When Transparency Falls Short: Auditing Platform Moderation During a High-Stakes Election
Social media platforms didn't change moderation during the 2024 EU elections...
A new study led by Benedetta Tessa and colleagues analyzed 1.58 billion self-reported moderation actions from the eight largest social media platforms in Europe, covering an eight-month period around the 2024 European Parliament elections. Leveraging the Digital Services Act (DSA) Transparency Database—which provides systematic, large-scale data on content moderation—the researchers aimed to assess whether platforms adjusted their enforcement strategies during a high-stakes political event. Surprisingly, the data showed no meaningful changes in moderation patterns before, during, or after the elections, suggesting that platforms did not adapt their practices to address increased systemic risks.

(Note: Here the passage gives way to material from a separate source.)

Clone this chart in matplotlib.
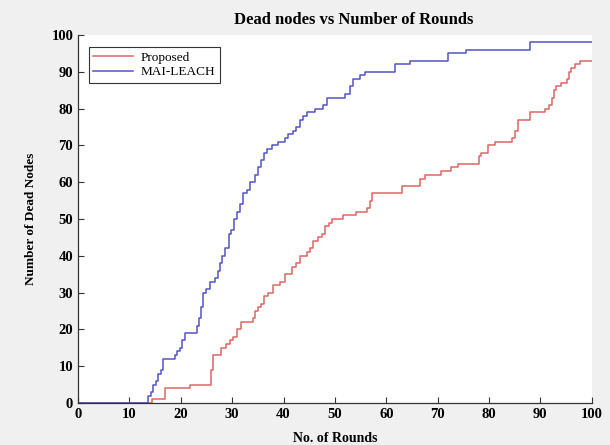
import matplotlib
matplotlib.use("Agg")
import matplotlib.pyplot as plt

# MAI-LEACH: (round, dead nodes) at each step change
leach_x = [0, 13.5, 13.7, 14.2, 14.6, 15.2, 15.6, 16.1, 16.6, 18.9, 19.2, 19.8, 20.2, 20.8,
           23.1, 23.5, 23.9, 24.4, 25.0, 25.7, 26.6, 27.2, 27.6, 28.0, 28.6, 29.3, 29.8,
           30.4, 30.9, 31.5, 32.2, 32.8, 33.5, 34.4, 35.0, 35.7, 36.2, 36.7, 37.7, 39.0,
           40.2, 40.9, 41.8, 42.5, 43.2, 43.8, 44.5, 46.1, 47.7, 48.4, 51.9, 52.9, 53.6,
           54.9, 55.8, 61.7, 64.6, 72.0, 75.6, 87.9, 100]
leach_y = [0, 0, 2, 3, 5, 6, 8, 9, 12, 13, 14, 15, 17, 19,
           21, 23, 26, 30, 31, 33, 34, 36, 38, 40, 42, 46, 47,
           50, 52, 54, 57, 58, 60, 62, 64, 66, 68, 69, 70, 71,
           72, 73, 74, 75, 77, 78, 79, 80, 81, 83, 84, 86, 88,
           89, 90, 92, 93, 95, 96, 98, 98]

# Proposed
prop_x = [0, 14.0, 14.3, 16.9, 21.7, 25.9, 26.3, 27.9, 28.8, 29.6, 30.2, 30.9, 31.8, 34.1,
          34.5, 35.1, 35.7, 36.2, 37.0, 38.0, 39.3, 40.3, 41.6, 42.4, 43.2, 44.5, 45.2,
          45.8, 46.8, 47.5, 48.1, 48.8, 49.4, 51.6, 54.2, 56.2, 56.8, 57.3, 63.0, 66.5,
          67.5, 70.7, 72.7, 74.0, 78.0, 78.4, 79.8, 81.1, 84.4, 85.0, 85.7, 87.9, 90.9,
          91.6, 92.2, 92.7, 93.1, 94.1, 95.1, 95.6, 96.0, 96.7, 97.7, 100]
prop_y = [0, 0, 1, 4, 5, 9, 13, 15, 16, 17, 18, 20, 22, 23,
          25, 26, 27, 29, 30, 32, 33, 35, 37, 38, 40, 41, 42,
          44, 45, 46, 48, 49, 50, 51, 52, 53, 55, 57, 59, 61,
          62, 63, 64, 65, 67, 68, 70, 71, 72, 74, 77, 79, 80,
          81, 83, 85, 86, 87, 88, 90, 91, 92, 93, 93]

x_ticks = list(range(0, 101, 10))
y_ticks = list(range(0, 101, 10))

SERIF = ["Liberation Serif", "DejaVu Serif"]
plt.rcParams["font.family"] = SERIF

fig = plt.figure(figsize=(6.1, 4.45), dpi=100)
fig.patch.set_facecolor("#f0f0f0")
ax = fig.add_axes([0.128, 0.0944, 0.842, 0.827])
ax.set_facecolor("white")

ax.plot(prop_x, prop_y, drawstyle="steps-post", color="#dc6464", lw=1.1, label="Proposed")
ax.plot(leach_x, leach_y, drawstyle="steps-post", color="#5454c8", lw=1.1, label="MAI-LEACH")

ax.set_xlim(0, 100)
ax.set_ylim(0, 100)
ax.set_xticks(x_ticks)
ax.set_yticks(y_ticks)
ax.tick_params(direction="in", length=4, width=0.8, colors="#333333", labelcolor="black",
               labelsize=10.5)
for lab in ax.get_xticklabels() + ax.get_yticklabels():
    lab.set_fontweight("bold")

for side in ("top", "right"):
    ax.spines[side].set_visible(False)
for side in ("left", "bottom"):
    ax.spines[side].set_color("#333333")
    ax.spines[side].set_linewidth(0.9)

ax.set_title("Dead nodes vs Number of Rounds", fontsize=12, fontweight="bold", x=0.537, pad=8)
ax.set_xlabel("No. of Rounds", fontsize=10, fontweight="bold", labelpad=8)
ax.set_ylabel("Number of Dead Nodes", fontsize=9.5, fontweight="bold", labelpad=10)

leg = ax.legend(loc="upper left", fontsize=9.5, frameon=True, fancybox=False,
                handlelength=3.0, borderpad=0.35, labelspacing=0.15, handletextpad=0.6,
                bbox_to_anchor=(0.008, 0.985))
leg.get_frame().set_edgecolor("black")
leg.get_frame().set_linewidth(0.8)

fig.savefig("out.png", dpi=100, facecolor=fig.get_facecolor())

These findings raise critical questions about platform accountability and the effectiveness of transparency mechanisms. The authors note that initial concerns about platforms' transparency and accountability persist even one year after the Transparency Database launched. They highlight the limits of self-regulatory approaches and call for stronger enforcement and better data access mechanisms to ensure platforms meet their responsibilities in protecting democratic processes. The paper is available on arXiv under the identifier 2604.19285.
- 1.58 billion moderation actions analyzed from 8 major platforms over 8 months
- No significant changes in enforcement patterns detected during the 2024 EU election period
- Transparency and accountability issues remain one year after DSA Transparency Database launch
Why It Matters
Reveals that self-reported moderation data may mask platform inaction, threatening democratic integrity during elections.